Foi nesse clima de alegria e muita descontração que se deu os últimos momentos daquele acordo. Mas antes que todos saiam e a sala de audiências volte a ficar vazia, deixo para vocês - distintos leitores e leitoras que me acompanharam até o final dessa jornada quase esportiva - as minhas cordiais saudações atleticanas e cruzeirenses! É exatamente como diria o nosso inesquecível Kafunga: gol barra limpa, não tem coré-coré!
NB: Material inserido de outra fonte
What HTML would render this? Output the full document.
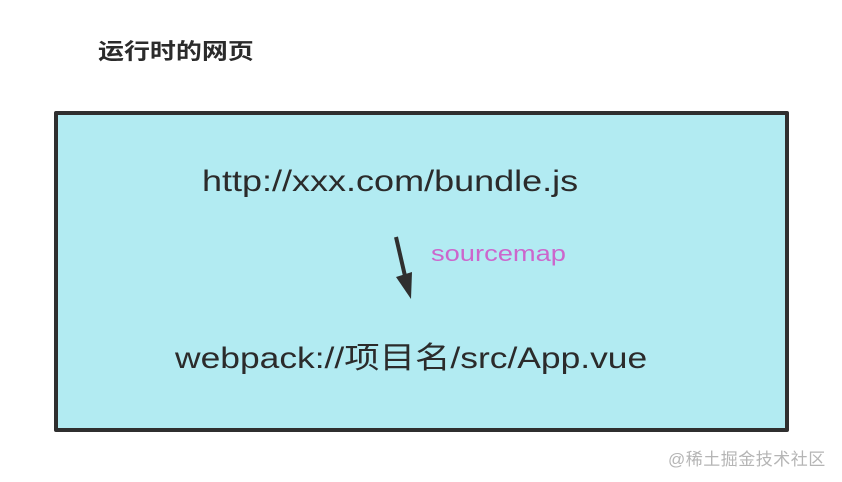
<!DOCTYPE html>
<html><head><meta charset="utf-8"><style>
body{margin:0;width:842px;height:482px;background:#fff;position:relative;overflow:hidden;font-family:"Liberation Sans","Noto Sans CJK SC",sans-serif;}
.t{position:absolute;white-space:nowrap;color:#2b2b2b;transform-origin:0 0;}
#box{position:absolute;left:54px;top:111px;width:727px;height:313px;border:4px solid #2f2f2f;background:#b2ebf2;border-radius:2px;}
</style></head><body>
<div class="t" style="left:98px;top:34px;font-size:22px;font-weight:bold;transform:scaleX(1.18);">运行时的网页</div>
<div id="box"></div>
<div class="t" style="left:202px;top:165px;font-size:30px;transform:scaleX(1.2);">http://xxx.com/bundle.js</div>
<div class="t" style="left:431px;top:241px;font-size:22px;transform:scaleX(1.24);color:#cc66cc;">sourcemap</div>
<svg style="position:absolute;left:0;top:0" width="842" height="482">
<line x1="396" y1="237" x2="405" y2="276" stroke="#2f2f2f" stroke-width="4"/>
<polygon points="396,277 412,272 411,299" fill="#2f2f2f"/>
</svg>
<div class="t" style="left:175px;top:333px;font-size:30px;transform:scaleX(1.18);">webpack://项目名/src/App.vue</div>
<div class="t" style="left:668px;top:445px;font-size:17px;letter-spacing:0.5px;color:#b5b5b5;">@稀土掘金技术社区</div>
</body></html>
Obs.: para quem não conheceu o mestre Kafunga, informo ter sido este o apelido do eterno goleiro do "Galo", Olavo Leite de Bastos. Este apelido lhe foi dado por que apresentava imensas narinas que o faziam fungar exageradamente. Kafunga nasceu em Niterói em 07/08/14 e faleceu em Belo Horizonte em 17/11/91. Defendeu o Clube Atlético Mineiro de 1935 a 1954, em 435 jogos. Depois de deixar o futebol, tornou-se um excelente e hilário comentarista esportivo de rádio, jornal e TV. Destacou-se na televisão com o uso de jargões que ficaram famosos: “cabeça-de-bagre” (para descrever jogadores ruins), “ta no filó” (grito anunciador do gol), "isso é lá dos tempos de mil novecentos e Kafunga” (para dizer que uma coisa era muito velha mesmo) e as famosas “gol barra limpa” ou “barra suja” (definindo se o gol fora legal ou ilegal).